Sbaglia chi pensa che lo scivolamento della parola possa bastare, che un rafforzamento di gesti deittici possa essere sufficiente, il vero Toscano lo devi scovare nella tana: nelle viuzze della campagna, nei casolari e nei baretti. Sarà che, per assistere a Gobbo a mattoni, chi scrive si è infiltrato nel piccolo spazio Palco 38, a Carrara, sarà perché lo spettacolo è interamente incentrato su un circolino o sarà perché a far da padrona era quella lingua così schietta e sincera, ma mi son sentita a casa. Oggi passano sotto il marchio di Denominazione d’Origine Protetta, allestimenti come l’ultimo mainstream di Pieraccioni-Conti-Panariello, traslazione teatrale di gag e macchiette televisive che, per chi scrive, ha poco a che vedere con quei maledetti toscani (si pensi a Malaparte, ma anche al caro Carlo Monni) ai quali il rigurgito del dialetto proviene dal centro dello stomaco. Quel teatro verace, veritiero, che racconta di noi, di quello che eravamo e di quello che siamo oggi.
A farlo per noi è uno smagliante Riccardo Goretti (unico attore, se non per la comparsata finale del regista Massimo Bonecchi) intento a un solitario, seduto a un tavolo con quattro sedie attorno e niente più. Troviamo posto davanti a lui, in questo spazio “intimo”: ci racconta la storia di una casa del popolo costretta a chiudere e alla quale, nella stanza accanto, tra urla, trenini e canti, viene dato l’ultimo saluto. A lui non va di festeggiare. Lui, il Sindachino (soprannome a causa della stretta vicinanza al sindaco del paese), è triste perché con oggi si sancisce la fine di un’era inaugurata cinquant’anni fa con Tu che mi hai preso il cuor appositamente eseguita dal vivo da Gianni Morandi.
Come tutti i giorni si ritrova seduto a un tavolo, il suo, ad attendere i tre amici per giocare a briscola: Dumenuti, Krusciovve e la Madonnina. La peculiarità del gioco è che il loro mazzo, sempre quello, è monco, avendo smarrito il Jack (Gobbo, appunto) a mattoni. È consuetudine del gruppo conoscere tale defezione e, quindi, verso la fine della partita, “utilizzare” il fantomatico fante dichiarandolo semplicemente a voce. Aspettando gli amici godottiani, Goretti li descrive accomodandosi sulla sedia che erano soliti occupare, ci parla di loro e della vita vissuta in quel circolino in un percorso amarcord tra riso e riflessione. Tramite questa carrellata si ripercorre la storia intera della casa del popolo, ma, allo stesso tempo, si ricordano tutti questi centri che hanno abitato e vissuto la Toscana. Non manca una sinossi della storia della sinista: sia dal punto di vista iconico (dalla falce e martello alle varie piante e fiori) sia da quello delle abitudini che fanno da ponte tra Matteotti e Matteo Renzi.

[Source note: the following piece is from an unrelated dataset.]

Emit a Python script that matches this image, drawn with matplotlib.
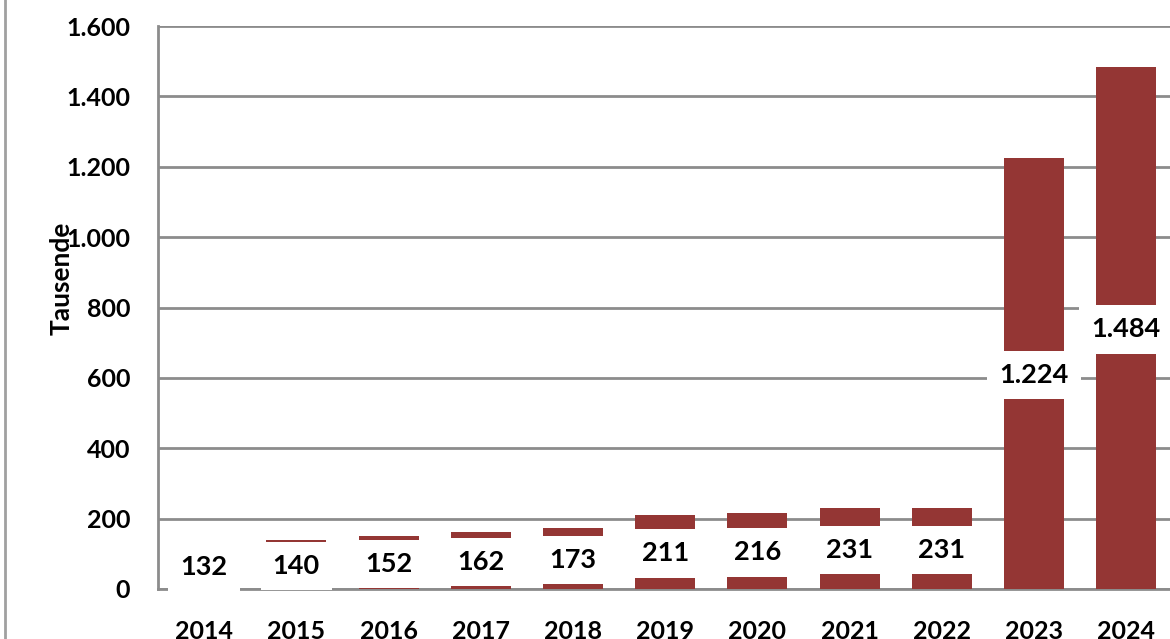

Spettacolo verace, sincero, dove la naturalezza e la spontaneità della narrazione riconducono a una semplicità tutta toscana e che Goretti cortesemente ci offre su un piatto d’argento. Una mimica facciale accompagnata da gesti calibrati e studiati, niente è dato al caso: dall’ammicco nel gioco delle carte alla simulazione dell’apertura del finestrino a manovella.